Lors d’une récente conférence de presse, la directrice générale de l’OMC Ngozi Okonjo-Iweala a déclaré : « nous pensons qu’un terrain d’entente, un compromis raisonnable pourrait être trouvé qui permettrait aux pays en développement d’avoir accès à des transferts de technologie et à la propriété intellectuelle tout en encourageant l’innovation et la recherche ».
La licence d’office, retenue par plusieurs pays européens et prévue par l’accord sur les ADPIC (aujourd’hui codifié aux L. 613-16 et suivants du CPI) permet, à un tiers, de jouir du droit d’exploitation d’un brevet sans autorisation du titulaire de ce droit. En vertu de l’article 31 bis, la licence d’office peut être utilisée également afin de permettre a un pays en développement, d’importer des médicaments produits par un tiers, s’il nest pas en mesure de les fabriquer lui-même.
Certaines questions se posent cependant quant à la mise en oeuvre pratique d’une telle solution. En effet, pour pouvoir être soumise au régime de la licence d’office, une invention doit avoir été préalablement breuvetée.
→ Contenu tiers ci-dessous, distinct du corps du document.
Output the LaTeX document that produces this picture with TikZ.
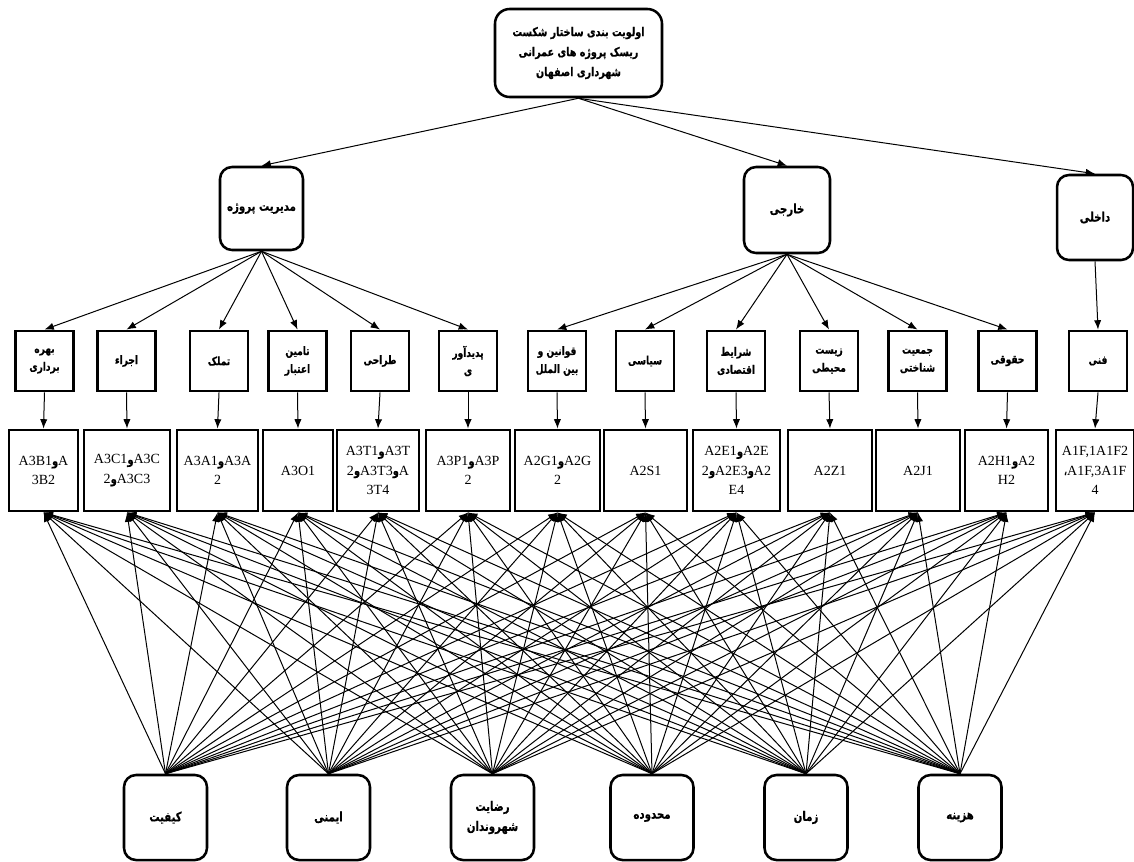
\documentclass[tikz,border=0pt]{standalone}
\usepackage{fontspec}
\usetikzlibrary{arrows.meta}
\TeXXeTstate=1
\newfontfamily\fa[Script=Arabic, FakeStretch=0.78, FakeBold=0.6]{DejaVu Sans}
\newfontfamily\lat{Liberation Serif}
\newcommand{\prs}[1]{\beginR#1\endR}
\newcommand{\vav}{{\fa\bfseries\fontsize{9.5}{10}\selectfont و}}
\begin{document}
\begin{tikzpicture}[x=0.75pt,y=-0.75pt,
 rbox/.style={draw, line width=1.9pt, rounded corners=9pt, align=center, inner sep=0pt, font=\fa\bfseries\fontsize{9.8}{15}\selectfont},
 sbox/.style={draw, line width=2.2pt, align=center, inner sep=0pt, minimum width=43.5pt, minimum height=45pt, font=\fa\bfseries\fontsize{8.7}{13.5}\selectfont},
 cbox/.style={draw, line width=2.2pt, align=center, inner sep=0pt, minimum height=60.75pt, font=\lat\fontsize{10.5}{14.5}\selectfont},
 bbox/.style={rbox, minimum width=62.25pt, minimum height=63.75pt},
 arr/.style={-{Latex[length=7pt,width=5.5pt]}, line width=0.75pt},
]
\useasboundingbox (0,0) rectangle (1134,861);
% top
\node[rbox, rounded corners=11pt, minimum width=125.25pt, minimum height=66pt, font=\fa\bfseries\fontsize{9.2}{15}\selectfont] (top) at (578.5,53) {\prs{اولویت بندی ساختار شکست}\\\prs{ریسک پروژه های عمرانی}\\\prs{شهرداری اصفهان}};
% level 2
\node[rbox, minimum width=62.25pt, minimum height=62.25pt] (pm) at (261.5,208.5) {\prs{مدیریت پروژه}};
\node[rbox, minimum width=64.5pt, minimum height=64.5pt] (ext) at (787,210) {\prs{خارجی}};
\node[rbox, minimum width=57pt, minimum height=63.75pt] (int) at (1095,217.5) {\prs{داخلی}};
% level 3
\node[sbox] (s1) at (44.5,361) {\prs{بهره}\\\prs{برداری}};
\node[sbox] (s2) at (126.5,361) {\prs{اجراء}};
\node[sbox] (s3) at (219,361) {\prs{تملک}};
\node[sbox] (s4) at (297.5,361) {\prs{تامین}\\\prs{اعتبار}};
\node[sbox] (s5) at (380,361) {\prs{طراحی}};
\node[sbox] (s6) at (468,361) {\prs{پدیدآور}\\\prs{ی}};
\node[sbox] (s7) at (557,361) {\prs{قوانین و}\\\prs{بین الملل}};
\node[sbox] (s8) at (645,361) {\prs{سیاسی}};
\node[sbox] (s9) at (736,361) {\prs{شرایط}\\\prs{اقتصادی}};
\node[sbox] (s10) at (829,361) {\prs{زیست}\\\prs{محیطی}};
\node[sbox] (s11) at (917.5,361) {\prs{جمعیت}\\\prs{شناختی}};
\node[sbox] (s12) at (1007.5,361) {\prs{حقوقی}};
\node[sbox] (s13) at (1098,361) {\prs{فنی}};
% level 4
\node[cbox, minimum width=51.75pt] (c1) at (43.5,470.5) {A3B1\vav A\\3B2};
\node[cbox, minimum width=64.5pt] (c2) at (127,470.5) {A3C1\vav A3C\\2\vav A3C3};
\node[cbox, minimum width=60.75pt] (c3) at (217.5,470.5) {A3A1\vav A3A\\2};
\node[cbox, minimum width=52.5pt] (c4) at (298,470.5) {A3O1};
\node[cbox, minimum width=61.5pt] (c5) at (378,470.5) {A3T1\vav A3T\\2\vav A3T3\vav A\\3T4};
\node[cbox, minimum width=63pt] (c6) at (468,470.5) {A3P1\vav A3P\\2};
\node[cbox, minimum width=63.75pt] (c7) at (557.5,470.5) {A2G1\vav A2G\\2};
\node[cbox, minimum width=62.25pt] (c8) at (645.5,470.5) {A2S1};
\node[cbox, minimum width=65.25pt] (c9) at (736.5,470.5) {A2E1\vav A2E\\2\vav A2E3\vav A2\\E4};
\node[cbox, minimum width=63pt] (c10) at (830,470.5) {A2Z1};
\node[cbox, minimum width=63pt] (c11) at (918,470.5) {A2J1};
\node[cbox, minimum width=62.25pt] (c12) at (1006.5,470.5) {A2H1\vav A2\\H2};
\node[cbox, minimum width=58.5pt] (c13) at (1095,470.5) {A1F,1A1F2\\{\fa ،}A1F,3A1F\\4};
% bottom
\node[bbox] (b1) at (165.5,817.5) {\prs{کیفیت}};
\node[bbox] (b2) at (328.5,817.5) {\prs{ایمنی}};
\node[bbox] (b3) at (492.5,817.5) {\prs{رضایت}\\\prs{شهروندان}};
\node[bbox] (b4) at (652,817.5) {\prs{محدوده}};
\node[bbox] (b5) at (806,817.5) {\prs{زمان}};
\node[bbox] (b6) at (960,817.5) {\prs{هزینه}};
% edges
\draw[arr] (top.south) -- (pm.north);
\draw[arr] (top.south) -- (ext.north);
\draw[arr] (top.south) -- (int.north);
\foreach \i in {1,...,6} \draw[arr] (pm.south) -- (s\i.north);
\foreach \i in {7,...,12} \draw[arr] (ext.south) -- (s\i.north);
\draw[arr] (int.south) -- (s13.north);
\foreach \i in {1,...,13} \draw[arr] (s\i.south) -- (c\i.north);
\foreach \b in {1,...,6} \foreach \c in {1,...,13} \draw[arr] (b\b.north) -- (c\c.south);
\end{tikzpicture}
\end{document}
Dès lors, ce régime ne s’applique pas aux « demandes » de brevets ce qui pose une premiere difficulté au regard de l’urgence de la crise sanitaire actuelle. De plus, de nombreuses conditions doivent être remplies dans le cadre de sa mise en oeuvre et notamment une négociation préalable avec le titulaire du droit (sauf en cas d’urgence) ainsi qu’un accord sur une rémunération adéquate soumise à un contrôle judiciaire ou indépendant.